╭─ Recorded information
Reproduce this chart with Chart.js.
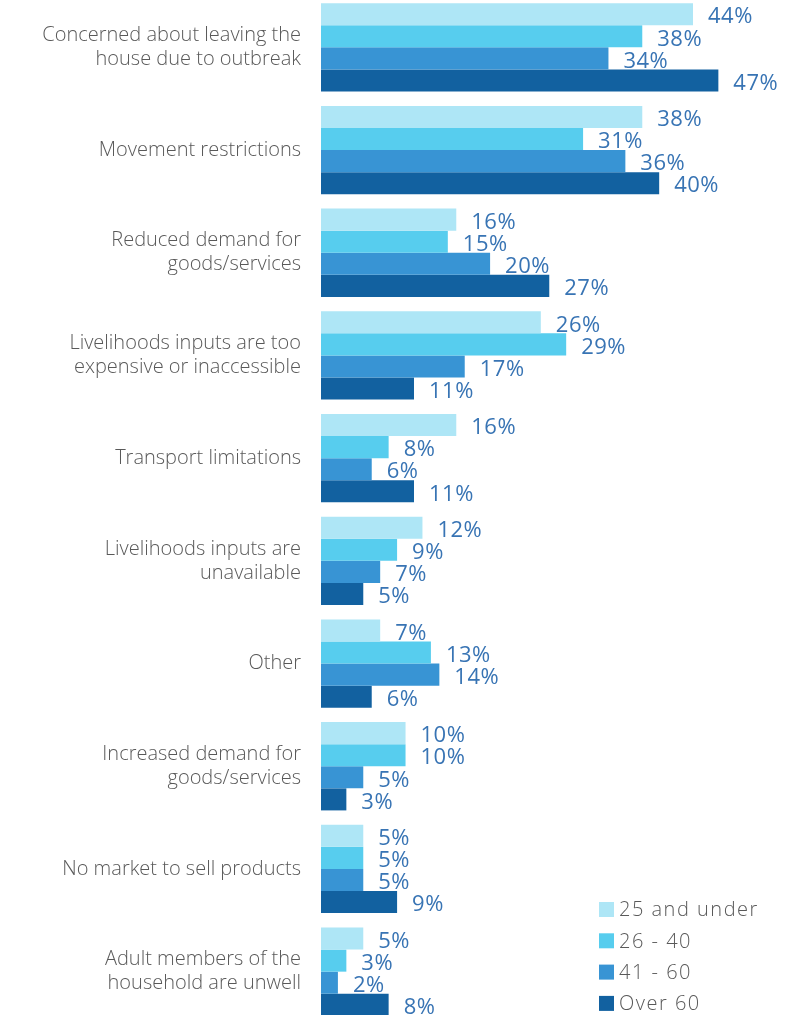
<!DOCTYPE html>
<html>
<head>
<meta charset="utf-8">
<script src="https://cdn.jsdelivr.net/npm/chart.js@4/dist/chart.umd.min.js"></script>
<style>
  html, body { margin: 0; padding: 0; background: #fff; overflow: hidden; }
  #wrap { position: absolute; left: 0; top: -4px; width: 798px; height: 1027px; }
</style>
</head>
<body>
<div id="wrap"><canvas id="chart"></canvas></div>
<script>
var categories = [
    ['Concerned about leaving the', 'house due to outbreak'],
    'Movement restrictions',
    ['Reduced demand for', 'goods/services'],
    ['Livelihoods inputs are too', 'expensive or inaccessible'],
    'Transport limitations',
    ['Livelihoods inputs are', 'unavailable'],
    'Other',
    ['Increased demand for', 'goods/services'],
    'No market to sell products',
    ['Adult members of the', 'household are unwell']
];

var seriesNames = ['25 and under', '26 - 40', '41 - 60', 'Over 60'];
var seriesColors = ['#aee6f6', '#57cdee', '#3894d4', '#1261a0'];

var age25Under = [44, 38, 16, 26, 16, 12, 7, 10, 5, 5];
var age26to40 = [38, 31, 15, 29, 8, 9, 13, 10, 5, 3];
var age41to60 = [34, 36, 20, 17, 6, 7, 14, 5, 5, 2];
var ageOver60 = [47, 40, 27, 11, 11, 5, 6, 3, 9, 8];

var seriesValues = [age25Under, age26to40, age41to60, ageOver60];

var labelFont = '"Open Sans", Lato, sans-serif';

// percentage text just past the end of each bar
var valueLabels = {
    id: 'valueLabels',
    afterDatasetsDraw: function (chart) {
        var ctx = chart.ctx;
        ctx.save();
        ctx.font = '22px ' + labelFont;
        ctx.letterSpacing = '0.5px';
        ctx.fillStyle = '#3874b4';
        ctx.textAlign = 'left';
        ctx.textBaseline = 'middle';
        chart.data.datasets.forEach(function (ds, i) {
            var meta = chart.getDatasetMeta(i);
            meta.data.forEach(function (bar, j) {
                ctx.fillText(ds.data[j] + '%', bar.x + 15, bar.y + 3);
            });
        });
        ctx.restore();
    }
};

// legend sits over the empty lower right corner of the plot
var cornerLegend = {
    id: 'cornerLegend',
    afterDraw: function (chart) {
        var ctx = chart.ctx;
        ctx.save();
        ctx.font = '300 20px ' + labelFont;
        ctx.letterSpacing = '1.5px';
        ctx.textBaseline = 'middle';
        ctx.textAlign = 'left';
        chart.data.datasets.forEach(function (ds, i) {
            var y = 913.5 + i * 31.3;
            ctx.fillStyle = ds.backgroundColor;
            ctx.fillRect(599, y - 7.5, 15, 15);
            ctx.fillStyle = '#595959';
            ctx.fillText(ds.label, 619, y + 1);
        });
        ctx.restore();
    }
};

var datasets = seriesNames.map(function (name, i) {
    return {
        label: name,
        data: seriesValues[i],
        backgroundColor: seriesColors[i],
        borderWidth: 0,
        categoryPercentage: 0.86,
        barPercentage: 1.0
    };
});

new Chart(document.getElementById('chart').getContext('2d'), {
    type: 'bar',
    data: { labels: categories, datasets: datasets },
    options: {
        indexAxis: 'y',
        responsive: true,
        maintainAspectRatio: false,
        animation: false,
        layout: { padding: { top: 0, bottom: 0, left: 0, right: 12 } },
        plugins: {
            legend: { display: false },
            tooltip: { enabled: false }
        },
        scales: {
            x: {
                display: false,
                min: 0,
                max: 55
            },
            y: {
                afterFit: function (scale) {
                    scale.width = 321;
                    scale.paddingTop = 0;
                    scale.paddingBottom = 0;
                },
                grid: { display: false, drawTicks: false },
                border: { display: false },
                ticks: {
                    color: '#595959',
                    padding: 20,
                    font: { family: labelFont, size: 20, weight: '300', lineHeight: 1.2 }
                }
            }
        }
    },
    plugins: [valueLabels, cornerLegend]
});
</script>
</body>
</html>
╰─
**Work to be completed**
What is needed is an exact reproduction of the data, pictures excluded.

**Task output**
Reproduce this chart with Chart.js.
<!DOCTYPE html>
<html>
<head>
<meta charset="utf-8">
<script src="https://cdn.jsdelivr.net/npm/chart.js@4/dist/chart.umd.min.js"></script>
<style>
  html, body { margin: 0; padding: 0; background: #fff; overflow: hidden; }
  #wrap { position: absolute; left: 0; top: -4px; width: 798px; height: 1027px; }
</style>
</head>
<body>
<div id="wrap"><canvas id="chart"></canvas></div>
<script>
var categories = [
    ['Concerned about leaving the', 'house due to outbreak'],
    'Movement restrictions',
    ['Reduced demand for', 'goods/services'],
    ['Livelihoods inputs are too', 'expensive or inaccessible'],
    'Transport limitations',
    ['Livelihoods inputs are', 'unavailable'],
    'Other',
    ['Increased demand for', 'goods/services'],
    'No market to sell products',
    ['Adult members of the', 'household are unwell']
];

var seriesNames = ['25 and under', '26 - 40', '41 - 60', 'Over 60'];
var seriesColors = ['#aee6f6', '#57cdee', '#3894d4', '#1261a0'];

var age25Under = [44, 38, 16, 26, 16, 12, 7, 10, 5, 5];
var age26to40 = [38, 31, 15, 29, 8, 9, 13, 10, 5, 3];
var age41to60 = [34, 36, 20, 17, 6, 7, 14, 5, 5, 2];
var ageOver60 = [47, 40, 27, 11, 11, 5, 6, 3, 9, 8];

var seriesValues = [age25Under, age26to40, age41to60, ageOver60];

var labelFont = '"Open Sans", Lato, sans-serif';

// percentage text just past the end of each bar
var valueLabels = {
    id: 'valueLabels',
    afterDatasetsDraw: function (chart) {
        var ctx = chart.ctx;
        ctx.save();
        ctx.font = '22px ' + labelFont;
        ctx.letterSpacing = '0.5px';
        ctx.fillStyle = '#3874b4';
        ctx.textAlign = 'left';
        ctx.textBaseline = 'middle';
        chart.data.datasets.forEach(function (ds, i) {
            var meta = chart.getDatasetMeta(i);
            meta.data.forEach(function (bar, j) {
                ctx.fillText(ds.data[j] + '%', bar.x + 15, bar.y + 3);
            });
        });
        ctx.restore();
    }
};

// legend sits over the empty lower right corner of the plot
var cornerLegend = {
    id: 'cornerLegend',
    afterDraw: function (chart) {
        var ctx = chart.ctx;
        ctx.save();
        ctx.font = '300 20px ' + labelFont;
        ctx.letterSpacing = '1.5px';
        ctx.textBaseline = 'middle';
        ctx.textAlign = 'left';
        chart.data.datasets.forEach(function (ds, i) {
            var y = 913.5 + i * 31.3;
            ctx.fillStyle = ds.backgroundColor;
            ctx.fillRect(599, y - 7.5, 15, 15);
            ctx.fillStyle = '#595959';
            ctx.fillText(ds.label, 619, y + 1);
        });
        ctx.restore();
    }
};

var datasets = seriesNames.map(function (name, i) {
    return {
        label: name,
        data: seriesValues[i],
        backgroundColor: seriesColors[i],
        borderWidth: 0,
        categoryPercentage: 0.86,
        barPercentage: 1.0
    };
});

new Chart(document.getElementById('chart').getContext('2d'), {
    type: 'bar',
    data: { labels: categories, datasets: datasets },
    options: {
        indexAxis: 'y',
        responsive: true,
        maintainAspectRatio: false,
        animation: false,
        layout: { padding: { top: 0, bottom: 0, left: 0, right: 12 } },
        plugins: {
            legend: { display: false },
            tooltip: { enabled: false }
        },
        scales: {
            x: {
                display: false,
                min: 0,
                max: 55
            },
            y: {
                afterFit: function (scale) {
                    scale.width = 321;
                    scale.paddingTop = 0;
                    scale.paddingBottom = 0;
                },
                grid: { display: false, drawTicks: false },
                border: { display: false },
                ticks: {
                    color: '#595959',
                    padding: 20,
                    font: { family: labelFont, size: 20, weight: '300', lineHeight: 1.2 }
                }
            }
        }
    },
    plugins: [valueLabels, cornerLegend]
});
</script>
</body>
</html>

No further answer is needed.